Automne

永遠の僕たちのAutomneのレビュー・感想・評価

永遠の僕たち(2011年製作の映画)
4.4
繊細で美しい映画だった。
オープニングは『ジョジョ・ラビット』『mid90s』『ベイビー・ドライバー』と並ぶくらい好き。
脚本としてはある種王道の病気と余命系でありながら、パーツやモチーフのひとつひとつがユニークでありタイプだ。
演出も過剰ではなく余白の美があって好き。映画が公開されるまでにヘンリー・ホッパーの父親、デニスホッパーが亡くなって、彼に捧げる、とクレジットに記してあったのがあつい。それが物語とリンクしているのもすごい。

ただRottenTomatosで36%とかで酷評されてて泣いた…。ガス・ヴァン・サントのキャリアを地に失墜させた、とかうんぬん。作品の空気が似てると感じたグッドウィルハンティングは96%肯定的なのに何で?って思って批評見てたら、『君に読む物語』とかのスパークス節が感じられたら評論家的にはあかんらしい。たしかにモチーフ似てるけど、ディテールだったり映画のつくりはガッツリ、ガス・ヴァン・サント節が出てたと思ったんだけどな…。それともハロルドとモードを模倣しすぎたのが良くないんかな…。

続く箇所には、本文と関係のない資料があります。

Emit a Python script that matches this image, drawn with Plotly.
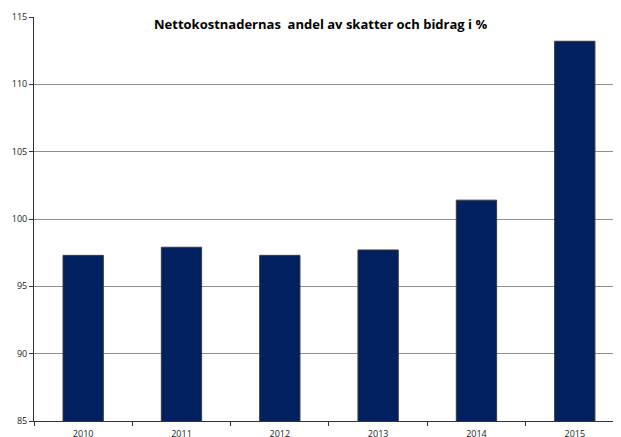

作品自体は加瀬亮も良いし、特攻隊と難病というところから死という共通項があったり(平和なときは病気で亡くなるが、戦争ではあっけなく誰もが死ぬ。それは台詞にもあるように"無"だ)、それぞれのトラウマにリンクして展開していくのも良い。手紙を届けなかったのも、そんな手紙届けたら完全に非国民だし遺族が生きてゆけないからだろう、自分の中に想い出をしまったような死に方。そこのトラウマがイーノックに手紙として読み上げられることで解消され、成仏するという流れも好き。すべてのわだかまりがほんのりほぐされてゆく快さ(ただアナベルは可哀想😢)。